* [Excerpted data]
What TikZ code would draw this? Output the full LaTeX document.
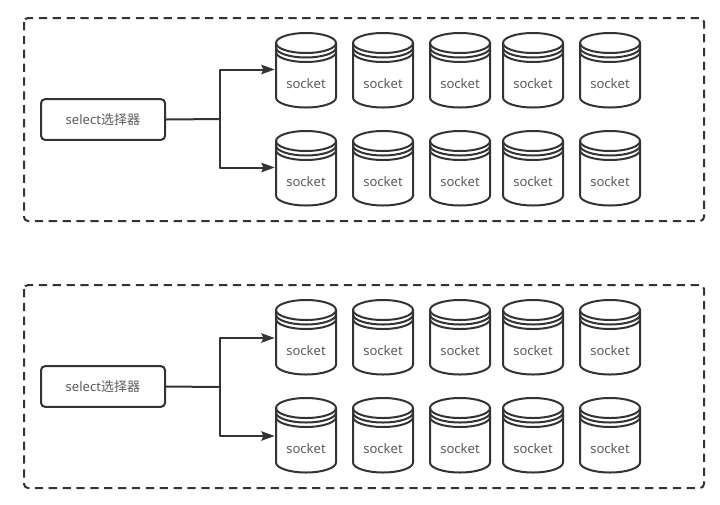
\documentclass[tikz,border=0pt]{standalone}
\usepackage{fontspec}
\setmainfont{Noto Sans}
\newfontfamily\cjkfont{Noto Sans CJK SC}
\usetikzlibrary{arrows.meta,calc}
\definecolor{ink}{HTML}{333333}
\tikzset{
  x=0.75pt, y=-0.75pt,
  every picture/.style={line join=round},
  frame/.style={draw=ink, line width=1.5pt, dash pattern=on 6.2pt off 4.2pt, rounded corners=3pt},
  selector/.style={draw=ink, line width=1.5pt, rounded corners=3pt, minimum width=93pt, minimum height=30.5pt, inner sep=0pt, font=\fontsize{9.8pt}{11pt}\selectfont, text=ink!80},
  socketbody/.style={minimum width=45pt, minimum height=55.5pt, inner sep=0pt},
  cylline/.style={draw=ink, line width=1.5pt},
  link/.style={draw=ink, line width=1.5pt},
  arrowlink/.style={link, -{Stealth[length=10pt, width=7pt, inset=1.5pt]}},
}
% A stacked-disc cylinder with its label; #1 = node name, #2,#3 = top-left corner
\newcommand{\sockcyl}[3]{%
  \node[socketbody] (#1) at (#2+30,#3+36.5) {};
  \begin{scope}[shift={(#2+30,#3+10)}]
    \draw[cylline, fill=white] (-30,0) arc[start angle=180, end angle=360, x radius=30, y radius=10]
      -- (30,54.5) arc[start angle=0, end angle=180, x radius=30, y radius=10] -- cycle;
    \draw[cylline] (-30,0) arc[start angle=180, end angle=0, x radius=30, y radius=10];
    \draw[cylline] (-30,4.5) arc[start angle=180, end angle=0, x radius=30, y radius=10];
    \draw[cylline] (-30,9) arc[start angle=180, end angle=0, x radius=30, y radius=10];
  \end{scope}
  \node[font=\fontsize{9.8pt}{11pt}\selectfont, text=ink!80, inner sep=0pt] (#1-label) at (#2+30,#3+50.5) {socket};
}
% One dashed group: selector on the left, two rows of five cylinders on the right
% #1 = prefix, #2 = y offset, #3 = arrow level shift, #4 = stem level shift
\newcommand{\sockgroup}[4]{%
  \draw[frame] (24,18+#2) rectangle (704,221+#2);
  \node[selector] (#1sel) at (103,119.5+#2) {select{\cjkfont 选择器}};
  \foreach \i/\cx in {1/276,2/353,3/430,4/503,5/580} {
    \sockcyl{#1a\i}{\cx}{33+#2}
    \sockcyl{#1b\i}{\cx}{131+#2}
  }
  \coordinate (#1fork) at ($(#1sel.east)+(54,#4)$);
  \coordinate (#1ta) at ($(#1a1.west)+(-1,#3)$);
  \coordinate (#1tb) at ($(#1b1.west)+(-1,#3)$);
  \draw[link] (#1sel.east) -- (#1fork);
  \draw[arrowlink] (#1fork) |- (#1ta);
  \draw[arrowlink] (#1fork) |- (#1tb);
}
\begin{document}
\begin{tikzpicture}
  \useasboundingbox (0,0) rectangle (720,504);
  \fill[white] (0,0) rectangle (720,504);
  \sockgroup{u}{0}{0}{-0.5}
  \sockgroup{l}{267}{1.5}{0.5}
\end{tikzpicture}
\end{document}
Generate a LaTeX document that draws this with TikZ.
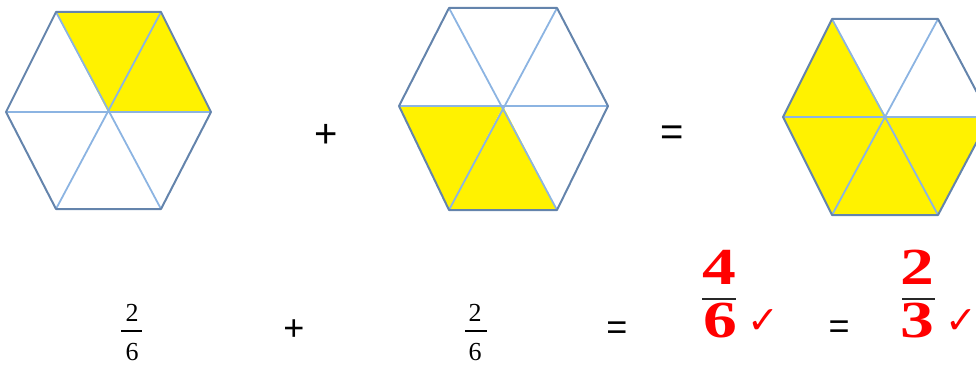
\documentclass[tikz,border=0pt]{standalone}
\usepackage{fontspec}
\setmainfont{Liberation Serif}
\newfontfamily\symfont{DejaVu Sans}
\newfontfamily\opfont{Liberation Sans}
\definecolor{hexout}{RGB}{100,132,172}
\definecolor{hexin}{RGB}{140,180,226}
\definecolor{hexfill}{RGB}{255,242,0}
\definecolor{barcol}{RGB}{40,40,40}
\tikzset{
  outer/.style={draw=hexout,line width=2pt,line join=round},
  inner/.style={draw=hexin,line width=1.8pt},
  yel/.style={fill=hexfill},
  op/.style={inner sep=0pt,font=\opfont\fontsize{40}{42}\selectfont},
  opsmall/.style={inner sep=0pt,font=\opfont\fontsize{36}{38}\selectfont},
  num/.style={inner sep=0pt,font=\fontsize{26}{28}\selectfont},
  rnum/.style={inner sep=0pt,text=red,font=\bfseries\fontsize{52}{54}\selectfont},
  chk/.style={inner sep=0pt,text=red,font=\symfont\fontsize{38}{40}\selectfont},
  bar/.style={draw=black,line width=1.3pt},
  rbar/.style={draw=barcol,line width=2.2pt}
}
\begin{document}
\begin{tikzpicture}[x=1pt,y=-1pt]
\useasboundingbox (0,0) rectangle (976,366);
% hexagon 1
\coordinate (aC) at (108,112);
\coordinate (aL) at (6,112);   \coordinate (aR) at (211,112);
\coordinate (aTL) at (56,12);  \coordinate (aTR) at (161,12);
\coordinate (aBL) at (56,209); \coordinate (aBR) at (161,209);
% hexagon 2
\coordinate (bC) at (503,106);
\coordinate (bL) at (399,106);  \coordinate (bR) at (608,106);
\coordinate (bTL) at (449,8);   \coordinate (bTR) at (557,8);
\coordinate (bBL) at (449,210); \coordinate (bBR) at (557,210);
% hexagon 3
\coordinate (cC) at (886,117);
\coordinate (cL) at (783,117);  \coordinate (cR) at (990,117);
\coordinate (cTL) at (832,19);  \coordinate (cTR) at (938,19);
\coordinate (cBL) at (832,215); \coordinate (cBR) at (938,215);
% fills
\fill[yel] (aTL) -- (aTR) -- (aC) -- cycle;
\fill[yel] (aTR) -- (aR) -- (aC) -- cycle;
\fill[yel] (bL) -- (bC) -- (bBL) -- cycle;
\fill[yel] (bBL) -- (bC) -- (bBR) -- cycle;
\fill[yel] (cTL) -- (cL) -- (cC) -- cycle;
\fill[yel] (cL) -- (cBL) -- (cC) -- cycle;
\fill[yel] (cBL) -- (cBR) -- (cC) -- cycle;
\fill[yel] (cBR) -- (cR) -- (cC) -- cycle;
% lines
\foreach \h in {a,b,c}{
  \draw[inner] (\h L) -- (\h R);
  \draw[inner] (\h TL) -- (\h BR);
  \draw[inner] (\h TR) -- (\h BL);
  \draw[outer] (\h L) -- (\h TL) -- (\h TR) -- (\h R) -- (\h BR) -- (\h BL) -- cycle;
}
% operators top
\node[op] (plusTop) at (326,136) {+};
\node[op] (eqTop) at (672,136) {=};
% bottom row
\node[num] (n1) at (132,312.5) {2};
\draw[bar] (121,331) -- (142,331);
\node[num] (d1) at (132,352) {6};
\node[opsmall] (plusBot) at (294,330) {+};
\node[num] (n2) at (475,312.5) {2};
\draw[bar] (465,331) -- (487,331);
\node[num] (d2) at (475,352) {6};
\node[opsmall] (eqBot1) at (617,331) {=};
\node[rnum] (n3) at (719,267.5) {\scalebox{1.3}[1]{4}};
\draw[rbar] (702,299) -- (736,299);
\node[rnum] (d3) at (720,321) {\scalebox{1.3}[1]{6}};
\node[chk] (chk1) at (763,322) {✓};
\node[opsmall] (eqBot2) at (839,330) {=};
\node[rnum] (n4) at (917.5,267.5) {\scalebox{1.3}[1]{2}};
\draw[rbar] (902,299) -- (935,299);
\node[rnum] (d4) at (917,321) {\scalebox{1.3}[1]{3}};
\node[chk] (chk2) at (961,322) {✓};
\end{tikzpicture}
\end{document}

* [What is expected] Return the listing above unchanged, apart from dropping its pictures.

* [Solution for this task]
What TikZ code would draw this? Output the full LaTeX document.
\documentclass[tikz,border=0pt]{standalone}
\usepackage{fontspec}
\setmainfont{Noto Sans}
\newfontfamily\cjkfont{Noto Sans CJK SC}
\usetikzlibrary{arrows.meta,calc}
\definecolor{ink}{HTML}{333333}
\tikzset{
  x=0.75pt, y=-0.75pt,
  every picture/.style={line join=round},
  frame/.style={draw=ink, line width=1.5pt, dash pattern=on 6.2pt off 4.2pt, rounded corners=3pt},
  selector/.style={draw=ink, line width=1.5pt, rounded corners=3pt, minimum width=93pt, minimum height=30.5pt, inner sep=0pt, font=\fontsize{9.8pt}{11pt}\selectfont, text=ink!80},
  socketbody/.style={minimum width=45pt, minimum height=55.5pt, inner sep=0pt},
  cylline/.style={draw=ink, line width=1.5pt},
  link/.style={draw=ink, line width=1.5pt},
  arrowlink/.style={link, -{Stealth[length=10pt, width=7pt, inset=1.5pt]}},
}
% A stacked-disc cylinder with its label; #1 = node name, #2,#3 = top-left corner
\newcommand{\sockcyl}[3]{%
  \node[socketbody] (#1) at (#2+30,#3+36.5) {};
  \begin{scope}[shift={(#2+30,#3+10)}]
    \draw[cylline, fill=white] (-30,0) arc[start angle=180, end angle=360, x radius=30, y radius=10]
      -- (30,54.5) arc[start angle=0, end angle=180, x radius=30, y radius=10] -- cycle;
    \draw[cylline] (-30,0) arc[start angle=180, end angle=0, x radius=30, y radius=10];
    \draw[cylline] (-30,4.5) arc[start angle=180, end angle=0, x radius=30, y radius=10];
    \draw[cylline] (-30,9) arc[start angle=180, end angle=0, x radius=30, y radius=10];
  \end{scope}
  \node[font=\fontsize{9.8pt}{11pt}\selectfont, text=ink!80, inner sep=0pt] (#1-label) at (#2+30,#3+50.5) {socket};
}
% One dashed group: selector on the left, two rows of five cylinders on the right
% #1 = prefix, #2 = y offset, #3 = arrow level shift, #4 = stem level shift
\newcommand{\sockgroup}[4]{%
  \draw[frame] (24,18+#2) rectangle (704,221+#2);
  \node[selector] (#1sel) at (103,119.5+#2) {select{\cjkfont 选择器}};
  \foreach \i/\cx in {1/276,2/353,3/430,4/503,5/580} {
    \sockcyl{#1a\i}{\cx}{33+#2}
    \sockcyl{#1b\i}{\cx}{131+#2}
  }
  \coordinate (#1fork) at ($(#1sel.east)+(54,#4)$);
  \coordinate (#1ta) at ($(#1a1.west)+(-1,#3)$);
  \coordinate (#1tb) at ($(#1b1.west)+(-1,#3)$);
  \draw[link] (#1sel.east) -- (#1fork);
  \draw[arrowlink] (#1fork) |- (#1ta);
  \draw[arrowlink] (#1fork) |- (#1tb);
}
\begin{document}
\begin{tikzpicture}
  \useasboundingbox (0,0) rectangle (720,504);
  \fill[white] (0,0) rectangle (720,504);
  \sockgroup{u}{0}{0}{-0.5}
  \sockgroup{l}{267}{1.5}{0.5}
\end{tikzpicture}
\end{document}
Generate a LaTeX document that draws this with TikZ.
\documentclass[tikz,border=0pt]{standalone}
\usepackage{fontspec}
\setmainfont{Liberation Serif}
\newfontfamily\symfont{DejaVu Sans}
\newfontfamily\opfont{Liberation Sans}
\definecolor{hexout}{RGB}{100,132,172}
\definecolor{hexin}{RGB}{140,180,226}
\definecolor{hexfill}{RGB}{255,242,0}
\definecolor{barcol}{RGB}{40,40,40}
\tikzset{
  outer/.style={draw=hexout,line width=2pt,line join=round},
  inner/.style={draw=hexin,line width=1.8pt},
  yel/.style={fill=hexfill},
  op/.style={inner sep=0pt,font=\opfont\fontsize{40}{42}\selectfont},
  opsmall/.style={inner sep=0pt,font=\opfont\fontsize{36}{38}\selectfont},
  num/.style={inner sep=0pt,font=\fontsize{26}{28}\selectfont},
  rnum/.style={inner sep=0pt,text=red,font=\bfseries\fontsize{52}{54}\selectfont},
  chk/.style={inner sep=0pt,text=red,font=\symfont\fontsize{38}{40}\selectfont},
  bar/.style={draw=black,line width=1.3pt},
  rbar/.style={draw=barcol,line width=2.2pt}
}
\begin{document}
\begin{tikzpicture}[x=1pt,y=-1pt]
\useasboundingbox (0,0) rectangle (976,366);
% hexagon 1
\coordinate (aC) at (108,112);
\coordinate (aL) at (6,112);   \coordinate (aR) at (211,112);
\coordinate (aTL) at (56,12);  \coordinate (aTR) at (161,12);
\coordinate (aBL) at (56,209); \coordinate (aBR) at (161,209);
% hexagon 2
\coordinate (bC) at (503,106);
\coordinate (bL) at (399,106);  \coordinate (bR) at (608,106);
\coordinate (bTL) at (449,8);   \coordinate (bTR) at (557,8);
\coordinate (bBL) at (449,210); \coordinate (bBR) at (557,210);
% hexagon 3
\coordinate (cC) at (886,117);
\coordinate (cL) at (783,117);  \coordinate (cR) at (990,117);
\coordinate (cTL) at (832,19);  \coordinate (cTR) at (938,19);
\coordinate (cBL) at (832,215); \coordinate (cBR) at (938,215);
% fills
\fill[yel] (aTL) -- (aTR) -- (aC) -- cycle;
\fill[yel] (aTR) -- (aR) -- (aC) -- cycle;
\fill[yel] (bL) -- (bC) -- (bBL) -- cycle;
\fill[yel] (bBL) -- (bC) -- (bBR) -- cycle;
\fill[yel] (cTL) -- (cL) -- (cC) -- cycle;
\fill[yel] (cL) -- (cBL) -- (cC) -- cycle;
\fill[yel] (cBL) -- (cBR) -- (cC) -- cycle;
\fill[yel] (cBR) -- (cR) -- (cC) -- cycle;
% lines
\foreach \h in {a,b,c}{
  \draw[inner] (\h L) -- (\h R);
  \draw[inner] (\h TL) -- (\h BR);
  \draw[inner] (\h TR) -- (\h BL);
  \draw[outer] (\h L) -- (\h TL) -- (\h TR) -- (\h R) -- (\h BR) -- (\h BL) -- cycle;
}
% operators top
\node[op] (plusTop) at (326,136) {+};
\node[op] (eqTop) at (672,136) {=};
% bottom row
\node[num] (n1) at (132,312.5) {2};
\draw[bar] (121,331) -- (142,331);
\node[num] (d1) at (132,352) {6};
\node[opsmall] (plusBot) at (294,330) {+};
\node[num] (n2) at (475,312.5) {2};
\draw[bar] (465,331) -- (487,331);
\node[num] (d2) at (475,352) {6};
\node[opsmall] (eqBot1) at (617,331) {=};
\node[rnum] (n3) at (719,267.5) {\scalebox{1.3}[1]{4}};
\draw[rbar] (702,299) -- (736,299);
\node[rnum] (d3) at (720,321) {\scalebox{1.3}[1]{6}};
\node[chk] (chk1) at (763,322) {✓};
\node[opsmall] (eqBot2) at (839,330) {=};
\node[rnum] (n4) at (917.5,267.5) {\scalebox{1.3}[1]{2}};
\draw[rbar] (902,299) -- (935,299);
\node[rnum] (d4) at (917,321) {\scalebox{1.3}[1]{3}};
\node[chk] (chk2) at (961,322) {✓};
\end{tikzpicture}
\end{document}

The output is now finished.